I have found that it is very important for me to not avoid looking at the hard part. My heart just isn’t ready to truly celebrate and appreciate Easter without it. I need to remember. God’s Word is full of instructions for his people to look back and remember what He has done. He has designed us to need these backwards glances in order to continue into the future with clarity and gratitude and joy. Over the past several years I have intentionally set out to find ways to make this season meaningful and, along with my husband, teach our children to as well.

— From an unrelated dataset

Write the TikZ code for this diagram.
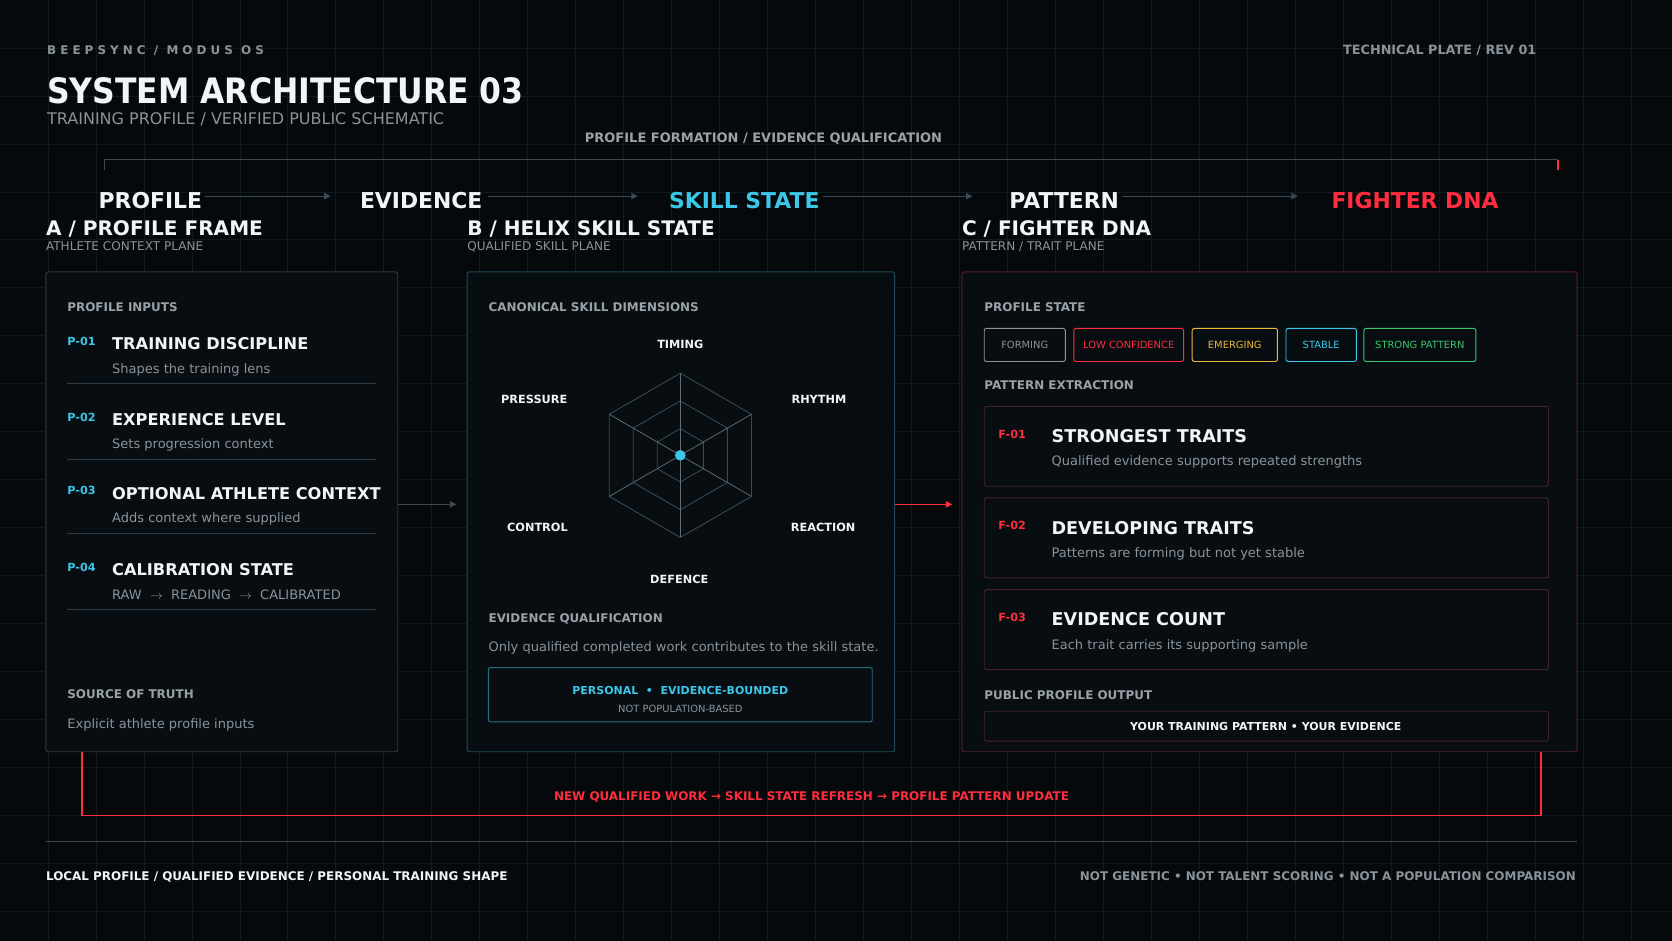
\documentclass[tikz,border=0pt]{standalone}
\usepackage{fontspec}
\setmainfont{DejaVu Sans}
\newfontfamily\condf{DejaVu Sans Condensed}
\usetikzlibrary{arrows.meta,calc}
\definecolor{bg}{HTML}{05090C}
\definecolor{gridc}{HTML}{0F1A20}
\definecolor{panel}{HTML}{070D11}
\definecolor{bordA}{HTML}{2C3B45}
\definecolor{bordB}{HTML}{1E4B57}
\definecolor{bordC}{HTML}{5A1E25}
\definecolor{boxC}{HTML}{43222A}
\definecolor{cyanc}{HTML}{3CC6E8}
\definecolor{redc}{HTML}{FF2D3D}
\definecolor{grayt}{HTML}{8A939A}
\definecolor{grayh}{HTML}{9AA2A8}
\definecolor{whitet}{HTML}{F2F4F5}
\definecolor{yelc}{HTML}{E8B83A}
\definecolor{grnc}{HTML}{3CC46A}
\definecolor{linec}{HTML}{3A4A54}
\newcommand{\fs}[1]{\fontsize{#1}{#1}\selectfont}
\begin{document}
\begin{tikzpicture}[x=1pt,y=-1pt,
 lbl/.style={anchor=base west,inner sep=0pt},
 hdr/.style={lbl,font=\fs{11.2}\bfseries,text=grayh},
 stage/.style={anchor=base,inner sep=0pt,font=\fs{20.5}\bfseries,text=whitet},
 sect/.style={lbl,font=\fs{18.8}\bfseries,text=whitet},
 sub/.style={lbl,font=\fs{11.3},text=grayt},
 pid/.style={lbl,font=\fs{10.5}\bfseries,text=cyanc},
 fid/.style={lbl,font=\fs{10.5}\bfseries,text=redc},
 ititle/.style={lbl,font=\fs{15.2}\bfseries,text=whitet},
 idesc/.style={lbl,font=\fs{12.2},text=grayt},
 axis/.style={anchor=base,inner sep=0pt,font=\fs{10.6}\bfseries,text=whitet},
 panelbox/.style={draw,fill=panel,rounded corners=2pt,line width=0.9pt},
 chip/.style={draw,rounded corners=2pt,line width=0.9pt,font=\fs{9.3},anchor=center,inner sep=0pt},
 flow/.style={draw=linec,line width=0.9pt,-{Triangle[length=6pt,width=6pt]}},
]
\fill[bg] (0,0) rectangle (1568,882);
\useasboundingbox (0,0) rectangle (1568,882);
\foreach \i in {45,90,...,1567} \draw[gridc,line width=0.8pt] (\i,0) -- (\i,882);
\foreach \j in {45,90,...,881} \draw[gridc,line width=0.8pt] (0,\j) -- (1568,\j);

% header
\node[lbl,font=\fs{11.2}\bfseries\addfontfeature{LetterSpace=34},text=grayt] (brand) at (44,51) {BEEPSYNC / MODUS OS};
\node[anchor=base east,inner sep=0pt,font=\fs{12}\bfseries,text=grayt] (plate) at (1441,51) {TECHNICAL PLATE / REV 01};
\node[lbl,font=\condf\fs{32.8}\bfseries,text=whitet] (title) at (44,97) {SYSTEM ARCHITECTURE 03};
\node[lbl,font=\fs{15},text=grayt] (subt) at (44,117) {TRAINING PROFILE / VERIFIED PUBLIC SCHEMATIC};
\node[anchor=base,inner sep=0pt,font=\fs{12.2}\bfseries,text=grayh] (pf) at (716,134) {PROFILE FORMATION / EVIDENCE QUALIFICATION};
\coordinate (bl) at (98,159); \coordinate (br) at (1461,159);
\draw[linec,line width=1pt] (bl) |- (1455,150) -- (1461,150);
\draw[redc,line width=1.2pt] (1461,150) -- (br);

% stages
\node[stage] (s1) at (141,196) {PROFILE};
\node[stage] (s2) at (395,196) {EVIDENCE};
\node[stage,text=cyanc] (s3) at (698,196) {SKILL STATE};
\node[stage] (s4) at (998,196) {PATTERN};
\node[stage,text=redc] (s5) at (1327,196) {FIGHTER DNA};
\coordinate (a1) at (192,184); \coordinate (a1e) at (310,184);
\coordinate (a2) at (458,184); \coordinate (a2e) at (598,184);
\coordinate (a3) at (772,184); \coordinate (a3e) at (912,184);
\coordinate (a4) at (1052,184); \coordinate (a4e) at (1217,184);
\draw[flow] (a1) -- (a1e); \draw[flow] (a2) -- (a2e);
\draw[flow] (a3) -- (a3e); \draw[flow] (a4) -- (a4e);

% section titles
\node[sect] (ta) at (43,221) {A / PROFILE FRAME};
\node[sub] (sa) at (43,235) {ATHLETE CONTEXT PLANE};
\node[sect] (tb) at (438,221) {B / HELIX SKILL STATE};
\node[sub] (sb) at (438,235) {QUALIFIED SKILL PLANE};
\node[sect] (tc) at (902,221) {C / FIGHTER DNA};
\node[sub] (sc) at (902,235) {PATTERN / TRAIT PLANE};

% panels
\path[panelbox,draw=bordA] (43,255) rectangle (373,705);
\path[panelbox,draw=bordB] (438,255) rectangle (839,705);
\path[panelbox,draw=bordC] (902,255) rectangle (1479,705);
\coordinate (pa) at (373,473); \coordinate (pb) at (428,473);
\draw[flow] (pa) -- (pb);
\coordinate (pc) at (839,473); \coordinate (pd) at (893,473);
\draw[flow,draw=redc] (pc) -- (pd);

% panel A
\node[hdr] (pi) at (63,292) {PROFILE INPUTS};
\foreach \id/\t/\d/\y in {P-01/TRAINING DISCIPLINE/Shapes the training lens/328,
  P-02/EXPERIENCE LEVEL/Sets progression context/399,
  P-03/OPTIONAL ATHLETE CONTEXT/Adds context where supplied/468,
  P-04/CALIBRATION STATE/{RAW \ $\rightarrow$ \ READING \ $\rightarrow$ \ CALIBRATED}/540}{
  \node[pid] at (63,\y-4) {\id};
  \node[ititle] at (105,\y) {\t};
  \node[idesc] at (105,\y+22) {\d};
  \draw[bordA,line width=0.9pt] (63,\y+32) -- (353,\y+32);
}
\node[hdr] (sot) at (63,655) {SOURCE OF TRUTH};
\node[idesc] (sotd) at (63,683) {Explicit athlete profile inputs};

% panel B
\node[hdr] (csd) at (458,292) {CANONICAL SKILL DIMENSIONS};
\coordinate (hc) at (638,427);
\foreach \r in {77,51,25}
  \draw[linec,line width=0.8pt,shift={(hc)}] (90:\r) -- (30:\r) -- (-30:\r) -- (-90:\r) -- (-150:\r) -- (150:\r) -- cycle;
\foreach \a in {90,30,-30,-90,-150,150} \draw[linec!80,line width=0.7pt] (hc) -- ($(hc)+(\a:77)$);
\fill[cyanc] (hc) circle (5);
\node[axis] (ax1) at (638,327) {TIMING};
\node[axis] (ax2) at (768,378) {RHYTHM};
\node[axis] (ax3) at (772,498) {REACTION};
\node[axis] (ax4) at (637,547) {DEFENCE};
\node[axis] (ax5) at (504,498) {CONTROL};
\node[axis] (ax6) at (501,378) {PRESSURE};
\node[hdr] (eq) at (458,584) {EVIDENCE QUALIFICATION};
\node[idesc] (eqd) at (458,611) {Only qualified completed work contributes to the skill state.};
\draw[bordB!70!cyanc,line width=0.9pt,rounded corners=2pt] (458,626) rectangle (818,677);
\node[anchor=base,inner sep=0pt,font=\fs{10.3}\bfseries,text=cyanc] (pe) at (638,651) {PERSONAL \ • \ EVIDENCE-BOUNDED};
\node[anchor=base,inner sep=0pt,font=\fs{9.3},text=grayt] (npb) at (638,668) {NOT POPULATION-BASED};

% panel C
\node[hdr] (ps) at (923,292) {PROFILE STATE};
\node[chip,draw=grayt,text=grayt,minimum width=76,minimum height=31] (c1) at (961,323.5) {FORMING};
\node[chip,draw=redc,text=redc,minimum width=103,minimum height=31] (c2) at (1058.5,323.5) {LOW CONFIDENCE};
\node[chip,draw=yelc,text=yelc,minimum width=80,minimum height=31] (c3) at (1158,323.5) {EMERGING};
\node[chip,draw=cyanc,text=cyanc,minimum width=66,minimum height=31] (c4) at (1239,323.5) {STABLE};
\node[chip,draw=grnc,text=grnc,minimum width=105,minimum height=31] (c5) at (1331.5,323.5) {STRONG PATTERN};
\node[hdr] (pe2) at (923,365) {PATTERN EXTRACTION};
\foreach \id/\t/\d/\y in {F-01/STRONGEST TRAITS/Qualified evidence supports repeated strengths/381,
  F-02/DEVELOPING TRAITS/Patterns are forming but not yet stable/467,
  F-03/EVIDENCE COUNT/Each trait carries its supporting sample/553}{
  \draw[boxC,line width=0.9pt,rounded corners=2pt] (923,\y) rectangle (1452,\y+75);
  \node[fid] at (936,\y+30) {\id};
  \node[ititle,font=\fs{16.5}\bfseries] at (986,\y+34) {\t};
  \node[idesc] at (986,\y+56) {\d};
}
\node[hdr] (ppo) at (923,656) {PUBLIC PROFILE OUTPUT};
\draw[boxC,line width=0.9pt,rounded corners=2pt] (923,667) rectangle (1452,695);
\node[anchor=base,inner sep=0pt,font=\fs{10.3}\bfseries,text=whitet] (yt) at (1187,685) {YOUR TRAINING PATTERN • YOUR EVIDENCE};

% feedback loop
\coordinate (fl) at (77,705); \coordinate (fr) at (1445,705);
\draw[redc,line width=1.2pt] (fl) |- (1445,765) -- (fr);
\node[anchor=base,inner sep=0pt,font=\fs{11.2}\bfseries,text=redc] (fb) at (761,751) {NEW QUALIFIED WORK → SKILL STATE REFRESH → PROFILE PATTERN UPDATE};

% footer
\draw[linec,line width=0.9pt] (43,789) -- (1479,789);
\node[lbl,font=\fs{11.2}\bfseries,text=whitet] (fl1) at (43,826) {LOCAL PROFILE / QUALIFIED EVIDENCE / PERSONAL TRAINING SHAPE};
\node[anchor=base east,inner sep=0pt,font=\fs{11.2}\bfseries,text=grayt] (fr1) at (1478,826) {NOT GENETIC • NOT TALENT SCORING • NOT A POPULATION COMPARISON};
\end{tikzpicture}
\end{document}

I started with taking a look at Lent. While many Protestant churches do not observe Lent, there are also many that do. Before I threw it out as a legalistic period where I was to “give up” something I enjoyed to punish myself (like Chocolate or Facebook) and head to all of the local fish frys on Friday nights I wanted to know what it was all about. What a marvelous time we live in, with the ability to search the internet and in an instant have information at our fingertips! I don’t want to get off track here and write a thousand words about how Lent came to be – you can Google that for yourself.

To give you a very brief and not all-inclusive summary: Lent is observed in the days leading up to the celebration of Easter. Traditionally there are 40 days which are modeled after the 40 days Jesus spent in the wilderness. It is intended to be a somber season of reflection, prayer, fasting, and giving. There are many ways those things play out in the lives of Believers of differing denominations, but I could certainly agree that those are all things that Scripture addresses and, when not done with legalistic motives, are good things. (Done because I want to, not because I HAVE to. Sound familiar?)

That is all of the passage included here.